- **PROBLEM TO SOLVE**: The required output consists solely of the lines from the top of the listing through the line containing "1.76,1.80];", transcribed exactly.

==== MATERIAL PROVIDED

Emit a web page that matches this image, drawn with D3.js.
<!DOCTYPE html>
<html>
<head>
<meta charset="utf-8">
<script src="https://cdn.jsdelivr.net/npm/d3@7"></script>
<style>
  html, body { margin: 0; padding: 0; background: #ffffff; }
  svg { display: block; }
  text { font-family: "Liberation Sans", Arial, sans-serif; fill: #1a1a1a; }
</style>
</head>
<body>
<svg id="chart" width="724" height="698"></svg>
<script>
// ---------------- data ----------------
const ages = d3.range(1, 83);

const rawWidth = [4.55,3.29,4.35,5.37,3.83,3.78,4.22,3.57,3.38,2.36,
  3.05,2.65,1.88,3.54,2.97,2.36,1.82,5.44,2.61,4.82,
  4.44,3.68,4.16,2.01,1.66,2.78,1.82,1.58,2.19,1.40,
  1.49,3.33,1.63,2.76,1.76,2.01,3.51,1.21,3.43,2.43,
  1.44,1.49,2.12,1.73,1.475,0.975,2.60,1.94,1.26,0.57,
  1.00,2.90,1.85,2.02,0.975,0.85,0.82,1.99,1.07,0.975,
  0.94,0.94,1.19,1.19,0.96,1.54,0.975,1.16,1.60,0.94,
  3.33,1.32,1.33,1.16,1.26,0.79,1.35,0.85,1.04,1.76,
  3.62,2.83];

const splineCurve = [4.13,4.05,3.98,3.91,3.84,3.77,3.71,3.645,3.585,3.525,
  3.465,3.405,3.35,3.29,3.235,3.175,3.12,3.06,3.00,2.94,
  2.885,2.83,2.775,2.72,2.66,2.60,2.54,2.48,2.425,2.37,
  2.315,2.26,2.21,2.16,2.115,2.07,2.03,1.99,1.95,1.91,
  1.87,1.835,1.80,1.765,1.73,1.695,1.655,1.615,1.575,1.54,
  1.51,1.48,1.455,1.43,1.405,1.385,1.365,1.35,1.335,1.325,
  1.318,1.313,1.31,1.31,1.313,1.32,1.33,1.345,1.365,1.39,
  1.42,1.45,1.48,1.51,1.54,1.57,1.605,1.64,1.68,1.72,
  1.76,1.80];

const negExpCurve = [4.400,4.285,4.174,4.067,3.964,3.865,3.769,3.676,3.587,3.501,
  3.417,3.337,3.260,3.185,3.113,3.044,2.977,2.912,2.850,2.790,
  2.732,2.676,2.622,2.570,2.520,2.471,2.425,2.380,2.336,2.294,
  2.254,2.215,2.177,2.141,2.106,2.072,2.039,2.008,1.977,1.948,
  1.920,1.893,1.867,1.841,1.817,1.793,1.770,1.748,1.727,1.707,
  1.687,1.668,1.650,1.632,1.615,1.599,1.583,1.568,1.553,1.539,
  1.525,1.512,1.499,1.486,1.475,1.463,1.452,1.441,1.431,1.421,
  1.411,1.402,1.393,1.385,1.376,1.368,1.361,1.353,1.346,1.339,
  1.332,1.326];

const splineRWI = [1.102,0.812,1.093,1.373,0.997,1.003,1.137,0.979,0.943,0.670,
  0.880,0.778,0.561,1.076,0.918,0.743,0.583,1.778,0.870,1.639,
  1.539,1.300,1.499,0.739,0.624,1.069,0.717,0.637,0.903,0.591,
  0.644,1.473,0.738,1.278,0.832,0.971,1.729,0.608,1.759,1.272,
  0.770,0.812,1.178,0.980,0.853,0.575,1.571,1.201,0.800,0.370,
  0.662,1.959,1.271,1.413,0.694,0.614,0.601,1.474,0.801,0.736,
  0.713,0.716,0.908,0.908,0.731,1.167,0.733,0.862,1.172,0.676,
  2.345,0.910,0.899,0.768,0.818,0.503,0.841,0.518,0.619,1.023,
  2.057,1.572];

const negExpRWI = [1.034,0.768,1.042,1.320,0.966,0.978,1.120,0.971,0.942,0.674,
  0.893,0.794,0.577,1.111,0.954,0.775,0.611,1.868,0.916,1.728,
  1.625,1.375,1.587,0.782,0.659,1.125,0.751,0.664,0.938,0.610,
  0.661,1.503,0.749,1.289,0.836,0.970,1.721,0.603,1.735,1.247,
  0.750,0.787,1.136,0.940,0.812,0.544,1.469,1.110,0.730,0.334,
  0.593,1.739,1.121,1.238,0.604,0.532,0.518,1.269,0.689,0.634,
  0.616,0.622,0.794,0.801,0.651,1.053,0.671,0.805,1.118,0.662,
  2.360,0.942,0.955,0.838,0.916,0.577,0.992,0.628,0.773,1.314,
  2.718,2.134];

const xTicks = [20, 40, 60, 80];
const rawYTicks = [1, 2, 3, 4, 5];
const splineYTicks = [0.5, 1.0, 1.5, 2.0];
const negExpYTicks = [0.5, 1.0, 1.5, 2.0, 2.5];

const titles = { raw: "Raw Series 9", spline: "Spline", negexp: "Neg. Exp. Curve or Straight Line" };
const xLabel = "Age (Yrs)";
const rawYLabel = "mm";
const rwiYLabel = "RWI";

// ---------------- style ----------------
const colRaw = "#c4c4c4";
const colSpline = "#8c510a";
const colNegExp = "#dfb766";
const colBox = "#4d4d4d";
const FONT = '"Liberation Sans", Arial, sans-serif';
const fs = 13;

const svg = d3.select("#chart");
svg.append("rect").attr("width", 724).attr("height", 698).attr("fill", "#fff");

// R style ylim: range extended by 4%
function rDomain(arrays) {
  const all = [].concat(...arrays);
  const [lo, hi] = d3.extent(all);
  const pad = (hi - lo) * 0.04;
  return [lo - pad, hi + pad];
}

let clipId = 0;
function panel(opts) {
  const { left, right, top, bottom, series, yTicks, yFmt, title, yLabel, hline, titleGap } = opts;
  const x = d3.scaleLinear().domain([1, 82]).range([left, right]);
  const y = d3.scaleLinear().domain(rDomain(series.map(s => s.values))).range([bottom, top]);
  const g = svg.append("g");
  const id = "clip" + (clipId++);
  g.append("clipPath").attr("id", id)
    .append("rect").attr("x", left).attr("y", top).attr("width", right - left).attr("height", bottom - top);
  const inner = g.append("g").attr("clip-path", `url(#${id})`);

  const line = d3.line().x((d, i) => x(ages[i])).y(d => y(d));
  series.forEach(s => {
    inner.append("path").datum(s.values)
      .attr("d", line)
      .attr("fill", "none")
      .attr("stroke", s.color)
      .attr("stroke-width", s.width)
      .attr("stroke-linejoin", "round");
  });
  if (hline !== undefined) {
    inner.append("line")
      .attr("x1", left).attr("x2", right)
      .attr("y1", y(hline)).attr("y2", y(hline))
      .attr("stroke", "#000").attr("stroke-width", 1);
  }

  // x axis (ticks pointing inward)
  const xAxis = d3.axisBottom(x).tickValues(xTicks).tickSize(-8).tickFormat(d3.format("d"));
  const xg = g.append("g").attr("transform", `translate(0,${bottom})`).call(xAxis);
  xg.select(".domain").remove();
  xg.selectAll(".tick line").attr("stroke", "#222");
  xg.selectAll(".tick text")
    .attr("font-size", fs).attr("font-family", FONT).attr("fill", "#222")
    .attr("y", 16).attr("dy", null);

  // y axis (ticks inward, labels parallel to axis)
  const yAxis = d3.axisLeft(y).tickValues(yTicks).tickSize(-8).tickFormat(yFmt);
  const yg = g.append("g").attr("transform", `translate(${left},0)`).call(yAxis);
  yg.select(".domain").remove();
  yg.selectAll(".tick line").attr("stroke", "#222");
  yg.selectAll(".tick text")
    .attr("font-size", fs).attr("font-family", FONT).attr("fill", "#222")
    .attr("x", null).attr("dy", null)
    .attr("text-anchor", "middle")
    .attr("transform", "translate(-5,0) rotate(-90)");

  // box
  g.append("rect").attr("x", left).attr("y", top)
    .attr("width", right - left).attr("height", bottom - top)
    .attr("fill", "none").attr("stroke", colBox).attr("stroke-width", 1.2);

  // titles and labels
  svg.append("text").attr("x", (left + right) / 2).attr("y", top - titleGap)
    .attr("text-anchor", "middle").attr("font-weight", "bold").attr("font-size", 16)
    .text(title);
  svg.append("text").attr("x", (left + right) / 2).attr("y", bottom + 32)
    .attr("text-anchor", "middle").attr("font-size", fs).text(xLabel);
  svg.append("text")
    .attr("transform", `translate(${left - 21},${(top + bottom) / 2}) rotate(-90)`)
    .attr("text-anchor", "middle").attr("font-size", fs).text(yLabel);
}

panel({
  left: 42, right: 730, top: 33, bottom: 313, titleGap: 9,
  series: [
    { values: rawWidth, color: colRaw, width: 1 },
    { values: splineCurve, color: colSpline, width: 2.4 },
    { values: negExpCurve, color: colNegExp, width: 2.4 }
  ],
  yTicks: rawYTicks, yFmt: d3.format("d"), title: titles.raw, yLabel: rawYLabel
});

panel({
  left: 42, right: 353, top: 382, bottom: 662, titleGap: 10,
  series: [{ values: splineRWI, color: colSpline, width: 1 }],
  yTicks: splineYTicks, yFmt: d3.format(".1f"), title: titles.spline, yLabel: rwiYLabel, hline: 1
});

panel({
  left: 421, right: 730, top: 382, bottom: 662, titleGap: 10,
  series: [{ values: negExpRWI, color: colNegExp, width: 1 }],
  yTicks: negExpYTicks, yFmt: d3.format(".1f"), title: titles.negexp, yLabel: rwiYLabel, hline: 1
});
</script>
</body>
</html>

========

- **TASK SOLUTION**:
Emit a web page that matches this image, drawn with D3.js.
<!DOCTYPE html>
<html>
<head>
<meta charset="utf-8">
<script src="https://cdn.jsdelivr.net/npm/d3@7"></script>
<style>
  html, body { margin: 0; padding: 0; background: #ffffff; }
  svg { display: block; }
  text { font-family: "Liberation Sans", Arial, sans-serif; fill: #1a1a1a; }
</style>
</head>
<body>
<svg id="chart" width="724" height="698"></svg>
<script>
// ---------------- data ----------------
const ages = d3.range(1, 83);

const rawWidth = [4.55,3.29,4.35,5.37,3.83,3.78,4.22,3.57,3.38,2.36,
  3.05,2.65,1.88,3.54,2.97,2.36,1.82,5.44,2.61,4.82,
  4.44,3.68,4.16,2.01,1.66,2.78,1.82,1.58,2.19,1.40,
  1.49,3.33,1.63,2.76,1.76,2.01,3.51,1.21,3.43,2.43,
  1.44,1.49,2.12,1.73,1.475,0.975,2.60,1.94,1.26,0.57,
  1.00,2.90,1.85,2.02,0.975,0.85,0.82,1.99,1.07,0.975,
  0.94,0.94,1.19,1.19,0.96,1.54,0.975,1.16,1.60,0.94,
  3.33,1.32,1.33,1.16,1.26,0.79,1.35,0.85,1.04,1.76,
  3.62,2.83];

const splineCurve = [4.13,4.05,3.98,3.91,3.84,3.77,3.71,3.645,3.585,3.525,
  3.465,3.405,3.35,3.29,3.235,3.175,3.12,3.06,3.00,2.94,
  2.885,2.83,2.775,2.72,2.66,2.60,2.54,2.48,2.425,2.37,
  2.315,2.26,2.21,2.16,2.115,2.07,2.03,1.99,1.95,1.91,
  1.87,1.835,1.80,1.765,1.73,1.695,1.655,1.615,1.575,1.54,
  1.51,1.48,1.455,1.43,1.405,1.385,1.365,1.35,1.335,1.325,
  1.318,1.313,1.31,1.31,1.313,1.32,1.33,1.345,1.365,1.39,
  1.42,1.45,1.48,1.51,1.54,1.57,1.605,1.64,1.68,1.72,
  1.76,1.80];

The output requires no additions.